Wheelchair bowler finds she belongs
Grand Ledge — Twice a week after school, Caitlyn Wells gets in her sister's car and the two make the nine-mile trip from Grand Ledge High School to Royal Scot Golf and Bowl.
On a recent trip, she rolled her wheelchair into the building, took off her coat, grabbed her ball, and began chatting with her teammates on the high school's bowling team.
A few minutes later, Wells rolled down the ramp, stared down the lane, swung her right arm back at an angle to avoid hitting her wheelchair, and launched the ball. It was a strike.
"My biggest challenge is the swinging (of my arm) and my hand movement," Wells told the Lansing State Journal. "People think the way I bowl is really interesting. They tell me they like the way I bowl. They think it's really fun."
The 16-year-old sophomore was born with spina bifida. The bones of her spine didn't form properly around part of the spinal cord. Wells does not have feeling below her waist.
"One thing about Caitlyn, though, is that she never complains about her circumstance," said Mike Price, Wells' stepfather, who has been in her life since she was 4 years old. "She never puts it anybody's face. It's a task of her life that she deals with and she deals with it well."
Wells' fondness for bowling blossomed when she began competing in a Saturday league at Royal Scot a couple of years ago.
"If I could tell one person why I like to bowl, I would tell them that I just really enjoy it," she said, "and that I like to be around my friends. It's fun."
Wells bowled a 17 when she tried out for the team. She made the cut.
"I wasn't going to let her go," said Grand Ledge coach David Lawson.
At her brother's birthday party recently, she bowled a 99.
"She does beautiful," Lawson said, "and just her attitude, the way she keeps everything up, really helps out the team."
Prior to joining the Grand Ledge bowling team, Wells said she had difficulty, at times, finding a sense of belonging.
"I had a hard time interacting with people," she said. "The feeling I get when I come to bowling, from my teammates and coaches, is that they are always happy and excited. They love to bowl. It makes me feel happy and want to do it, too."
Price said bowling "has helped her be a little more social, get out there, and experience some different things, facing challenges and adversity and having to work through them, something she might not have had to necessarily do in the past."
Hannah Belen is one of Wells' longtime friends. They used to bowl together on Saturdays. She's now a teammate, and she has noticed a shift in Wells' outlook on the sport and on life.
"She has a more positive attitude," Belen said. "She's a lot happier, she's not as frustrated, she trying harder. … She's doing really well.

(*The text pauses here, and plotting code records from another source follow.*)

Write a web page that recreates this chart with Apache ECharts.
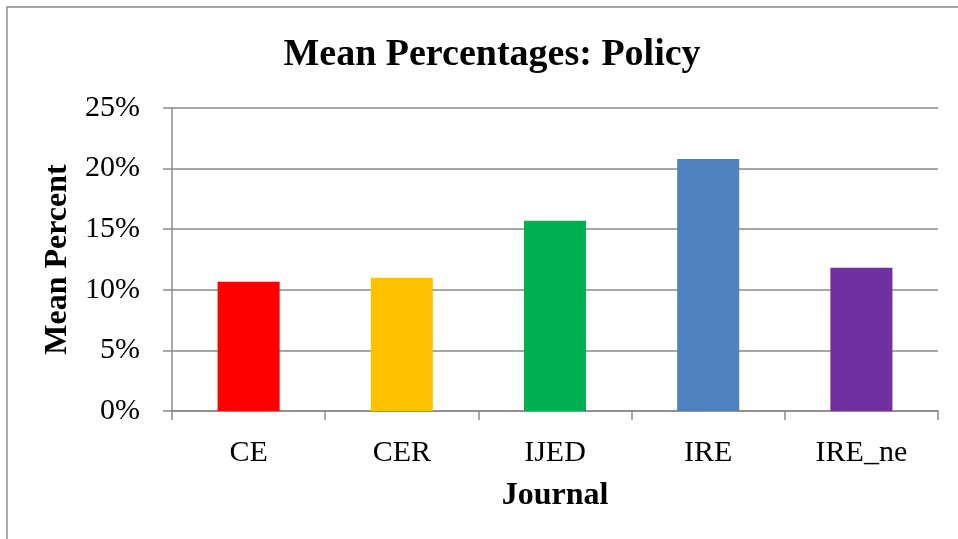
<!DOCTYPE html>
<html>
<head>
<meta charset="utf-8">
<title>Mean Percentages: Policy</title>
<script src="https://cdn.jsdelivr.net/npm/echarts@6/dist/echarts.min.js"></script>
<style>
  html, body { margin: 0; padding: 0; background: #ffffff; }
  #chart { width: 958px; height: 539px; }
</style>
</head>
<body>
<div id="chart"></div>
<script>
// Journals on the category axis
const journals = ['CE', 'CER', 'IJED', 'IRE', 'IRE_ne'];
// Mean share of policy content per journal (fraction of 1)
const meanPercent = [0.1066, 0.1099, 0.1569, 0.2080, 0.1181];
// One fill per journal
const barColors = ['#FF0000', '#FFC000', '#00B050', '#4F81BD', '#7030A0'];

const serif = "'Liberation Serif', 'Times New Roman', Times, serif";
const axisGray = '#8a8a8a';

const chart = echarts.init(document.getElementById('chart'), null, { renderer: 'canvas' });

chart.setOption({
  backgroundColor: '#ffffff',
  animation: false,
  title: {
    text: 'Mean Percentages: Policy',
    left: 487,
    top: 31,
    textAlign: 'center',
    textStyle: { fontFamily: serif, fontSize: 38, fontWeight: 'bold', color: '#000' }
  },
  graphic: [{
    type: 'rect',
    shape: { x: 7, y: 7, width: 962, height: 542 },
    style: { fill: null, stroke: axisGray, lineWidth: 1.5 },
    silent: true
  }],
  grid: { left: 172, right: 20, top: 108, bottom: 128, containLabel: false },
  xAxis: {
    type: 'category',
    data: journals,
    name: 'Journal',
    nameLocation: 'middle',
    nameGap: 69,
    nameTextStyle: { fontFamily: serif, fontSize: 32, fontWeight: 'bold', color: '#000' },
    axisLine: { show: true, lineStyle: { color: axisGray, width: 1.5 } },
    axisTick: { show: true, length: 9, inside: false, lineStyle: { color: axisGray, width: 1.5 } },
    axisLabel: { fontFamily: serif, fontSize: 30, color: '#000', margin: 27 },
    splitLine: { show: false }
  },
  yAxis: {
    type: 'value',
    min: 0,
    max: 0.25,
    interval: 0.05,
    name: 'Mean Percent',
    nameLocation: 'middle',
    nameGap: 89,
    nameRotate: 90,
    nameTextStyle: { fontFamily: serif, fontSize: 32, fontWeight: 'bold', color: '#000' },
    axisLine: { show: true, lineStyle: { color: axisGray, width: 1.5 } },
    axisTick: { show: true, length: 9, inside: false, lineStyle: { color: axisGray, width: 1.5 } },
    axisLabel: {
      fontFamily: serif, fontSize: 30, color: '#000', margin: 32,
      formatter: v => Math.round(v * 100) + '%'
    },
    splitLine: { show: true, lineStyle: { color: axisGray, width: 1.5 } }
  },
  series: [{
    type: 'bar',
    data: meanPercent.map((v, i) => ({ value: v, itemStyle: { color: barColors[i] } })),
    barWidth: '40.5%',
    silent: true
  }]
});
</script>
</body>
</html>
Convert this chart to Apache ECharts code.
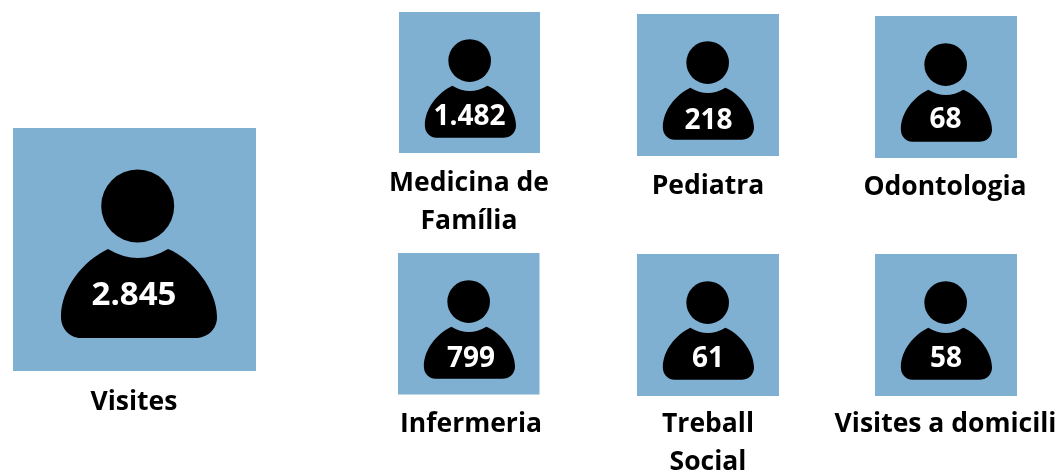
<!DOCTYPE html>
<html>
<head>
<meta charset="utf-8">
<style>html,body{margin:0;padding:0;background:#fff}#c{width:1061px;height:473px}</style>
<script src="https://cdn.jsdelivr.net/npm/echarts@6/dist/echarts.min.js"></script>
</head>
<body>
<div id="c"></div>
<script>
// data
var categories = [['Visites'], ['Medicina de', 'Família'], ['Pediatra'], ['Odontologia'], ['Infermeria'], ['Treball', 'Social'], ['Visites a domicili']];
var values = [2845, 1482, 218, 68, 799, 61, 58];
// layout (px in the page)
var cardLeft = [13, 399, 637, 875, 398, 637, 875];
var cardTop = [128, 12, 14, 16, 253, 254, 254];
var cardSide = [243, 141, 142, 142, 141.5, 142, 142];
var valueCx = [134, 469.5, 708.5, 945.5, 471, 708, 946];
var valueCy = [296, 117, 121, 120, 359, 359, 359];
var labelCx = [134, 469, 708, 945, 471, 708, 945.5];
var labelCy = [402, 183, 186, 187, 424, 424, 424];
var FONT = '"Open Sans", sans-serif';
var BODY = 'M95 121 Q125 139 155 121 C180 131 204 162 204 189 C204 202 194 210 182 210 L68 210 C56 210 48 200 48 189 C48 160 70 133 95 121 Z';

function fmt(v) { return String(v).replace(/\B(?=(\d{3})+$)/g, '.'); }

var rows = values.map(function (v, i) { return [cardLeft[i], cardTop[i], cardSide[i], v, i]; });

var chart = echarts.init(document.getElementById('c'), null, { renderer: 'canvas' });
chart.setOption({
  animation: false,
  backgroundColor: '#fff',
  grid: { left: 0, right: 0, top: 0, bottom: 0 },
  xAxis: { type: 'value', min: 0, max: 1061, show: false },
  yAxis: { type: 'value', min: 0, max: 473, inverse: true, show: false },
  series: [{
    type: 'custom',
    coordinateSystem: 'cartesian2d',
    clip: false,
    silent: true,
    data: rows,
    renderItem: function (params, api) {
      var i = api.value(4);
      var p = api.coord([api.value(0), api.value(1)]);
      var s = api.size([api.value(2), api.value(2)])[0];
      var big = i === 0;
      var k = (big ? 243 : 142) / 243;
      var ox = p[0] + (big ? 0 : -2.2);
      var oy = p[1] + (big ? 0 : 3);
      var valC = api.coord([valueCx[i], valueCy[i]]);
      var children = [
        { type: 'rect', shape: { x: p[0], y: p[1], width: s, height: s }, style: { fill: '#7FAFD1' } },
        { type: 'circle', shape: { cx: ox + 124.7 * k, cy: oy + 78 * k, r: 36.5 * k }, style: { fill: '#000' } },
        { type: 'path', shape: { pathData: BODY, layout: 'cover', x: ox + 48 * k, y: oy + 121 * k, width: 156 * k, height: 89 * k }, style: { fill: '#000' } },
        { type: 'text', style: { text: fmt(values[i]), x: valC[0], y: valC[1], align: 'center', verticalAlign: 'middle', fill: '#fff', font: 'bold ' + (big ? 33 : 28) + 'px ' + FONT } }
      ];
      categories[i].forEach(function (line, j) {
        var c = api.coord([labelCx[i], labelCy[i] + j * 38]);
        children.push({ type: 'text', style: { text: line, x: c[0], y: c[1], align: 'center', verticalAlign: 'middle', fill: '#000', font: 'bold 26.5px ' + FONT } });
      });
      return { type: 'group', children: children };
    }
  }]
});
</script>
</body>
</html>
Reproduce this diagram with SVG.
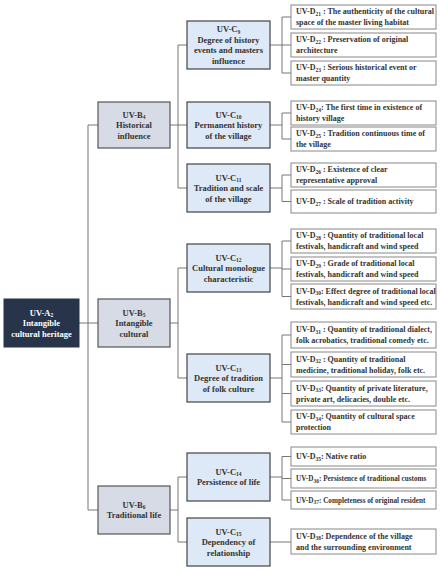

"She inspires me by not giving up when other people would give up right off the bat," she said. "She inspires our team by trying her best and always making an effort."
According to Michigan High School Athletic Association representative Geoff Kimmerly, there have only been a handful of athletes who have competed with a mobility aid since 2003-04, when bowling first became an MHSAA sport.
Wells hopes that she can one day motivate student athletes in similar circumstances to go out and pursue what they love.
"I would like to inspire people to do what they want to do and just push themselves ahead to do it and enjoy it," Wells said. "I'm really motivated. I don't want to be limited, and I want to go for what I want to do."
Lawson appreciates the drive and persistence Wells shows on a day-to-day basis. And if you ask him, he'll tell you that Wells has been more than worthwhile addition to the team.
"The only (difficulty) we have with her is getting up and down the ramps," Lawson said. "Her personality is outgoing, and what I love about her is that she never says 'no' and 'I can't.'
"She does everything she can do, and what she wants to do."